Theorizing the House of Unwelcome: Re-reading Yū Miri’s Furu Hausu (Full House, 1995) through Jacques Derrida’s Conception of Hospitality
Catherine Ryu, Michigan State University
This paper focuses on Yū Miri’s Full House, a novel that has been read primarily as this second-generation zainichi woman writer’s portrayal of a dysfunctional family in contemporary Japanese society. Scholars and critics have hitherto focused largely on the nature of dysfunctionality (i.e., incest, adultery, violence, etc.), while paying cursory attention to the house itself only as the necessary physical stage on which this family drama unfolds.
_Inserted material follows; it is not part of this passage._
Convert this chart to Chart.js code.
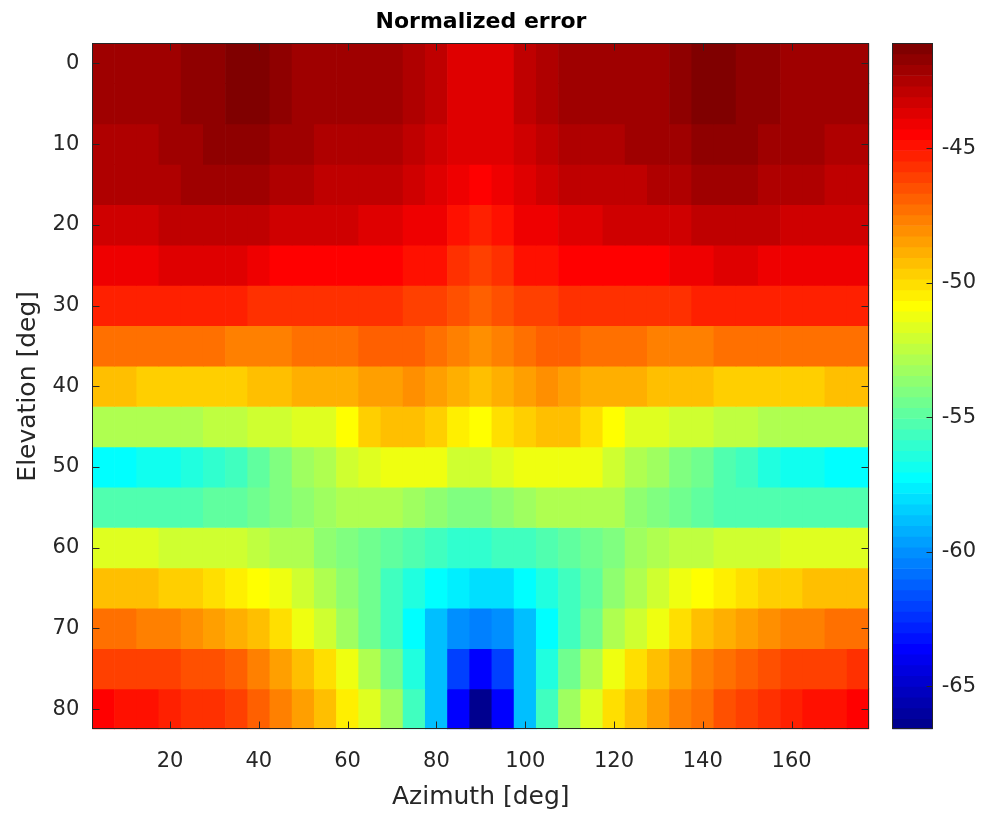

In my analysis of the novel specifically as an exploration of the relation between Self and Other, the house—a newly constructed mansion devoid of family members but filled with strangers—represents more than the father’s failed attempt to bring together his family under the same roof so as to “recreate” a home that never existed. By theorizing the significance of the house and its relations with each member, and non-member, of the family, it is possible, I contend, to elucidate conceptual convergences and divergences between this literary project by Yū Miri and Jacque Derrida’s philosophical meditation on hospitality, a notion articulated through a set of similar tropes including house, home, master, guest, host, and hostage, among others.
The ultimate goal of this paper is thus three fold: first, to un-ghettoize zainichi writing in the hegemonic constellation of Japanese national literature; second, to efface enduring disciplinary barriers within the field of humanities, that is, between literature and philosophy; and third, to traverse the conceptual boundaries still deemed necessary to maintain the hierarchy between the West and the East even in increasingly globalized scholarship.
Detecting the Unconscious: Psychoanalysis and Literary Production in Early Twentieth Century Japan
Satoru Saito, Rutgers University
This paper examines the relationship between literary production and the theories of psychoanalysis and abnormal psychology in early twentieth century Japan. It will consider how literary works from this period, including those by Natsume Sōseki, Tanizaki Jun’ichirō, and Edogawa Ranpo, take up the issue of human psychology to provide a mapping of modern subjectivity. In the works by these authors, the modern subject is often characterized by the blurring of barriers between reality and fantasy—whether it takes form as delusion, perversion, or psychosis—that is intricately tied to the ever-changing urban landscape confronting him at every turn. These literary depictions will be analyzed against the backdrop of Western psychological theories, including those of Kraft-Ebbing and Freud, that gained currency in Japan during the first decades of the new millennium. In so doing, this paper hopes to shed light not only on the ways that theory informs practice (literary production) but also on the ways that practice reveals the particular inflections of theoretical reception, adaptation, and application within the sociohistorical context in which texts were produced, circulated, and consumed.